Daily Paper

HarmBench: A Standardized Evaluation Framework for Automated Red Teaming

Introduces HarmBench, a comprehensive benchmark for evaluating automated red-teaming methods against language models, establishing standardized metrics and harm categories to enable reproducible adversarial AI research.

Mantas Mazeika, Long Phan, Alexander Pan, Andy Zou et al.

red-teamingjailbreakingbenchmarkingstandardizationsafety-evaluationadversarial-ai

The field of adversarial red-teaming has exploded with new attack methods, but reproducible comparison remains difficult. Each paper proposes attack techniques and evaluates them on different model sets, different harm categories, and different evaluation criteria. HarmBench addresses this fragmentation by providing a unified benchmark.

The framework categorizes harms into six primary domains (illegal activity, sexual content, violence, harassment, misinformation, malware) and provides standard prompts within each. Crucially, HarmBench evaluates not just attack success, but also the quality and severity of the generated harm content.
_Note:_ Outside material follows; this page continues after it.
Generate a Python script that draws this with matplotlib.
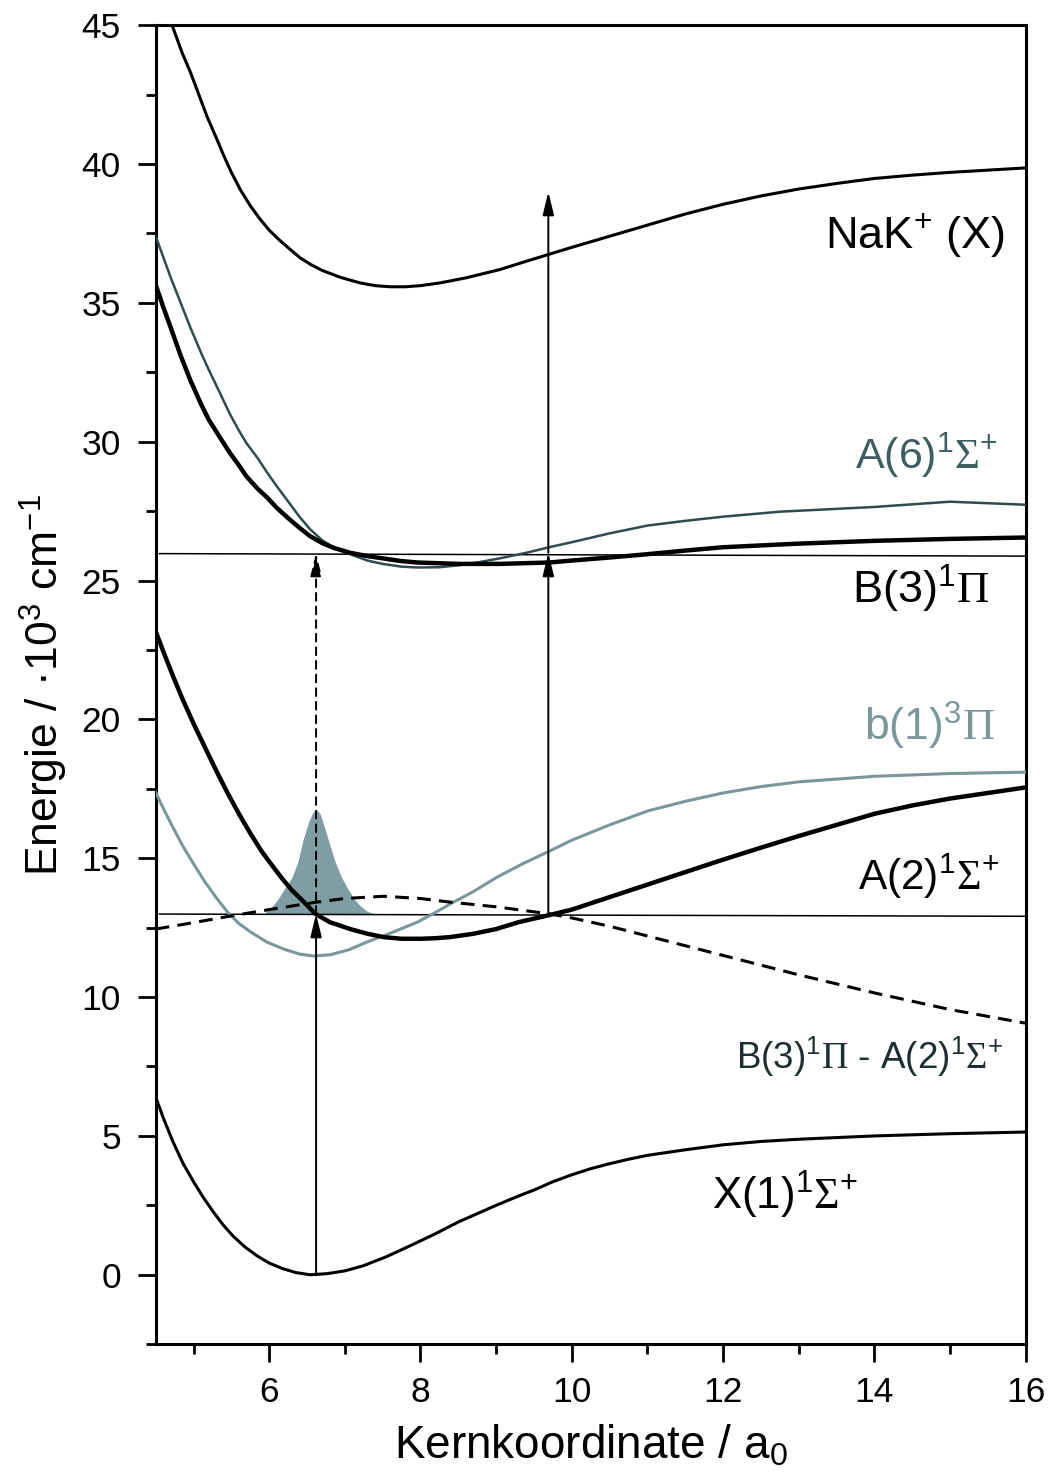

An attacker’s output that includes disclaimers or hedging language scores differently than one that provides direct instructions.

HarmBench has become the standard benchmark for comparing attack and defense methods. It enables tracking progress: which models are most vulnerable, which attack methods are most effective, and whether new defenses actually improve robustness. The benchmark is maintained as a living resource, updated with new models and harm categories as threats evolve.

For embodied AI safety, HarmBench’s structured approach is essential. VLA models and robotic systems will face threats across multiple harm categories—physical harm (direct violence), misinformation (false spatial understanding), malware (taking control), and others. A systematic benchmark allows researchers to evaluate whether a robot trained with safety constraints is actually robust across all relevant harm types.

The standardization that HarmBench provides has accelerated research by making competition reproducible. Researchers can now build on prior work with confidence that their improvements are real and not artifacts of different evaluation choices. For the emerging field of embodied AI safety, adopting similar standardization principles is critical to prevent false progress and ensure that defenses truly generalize.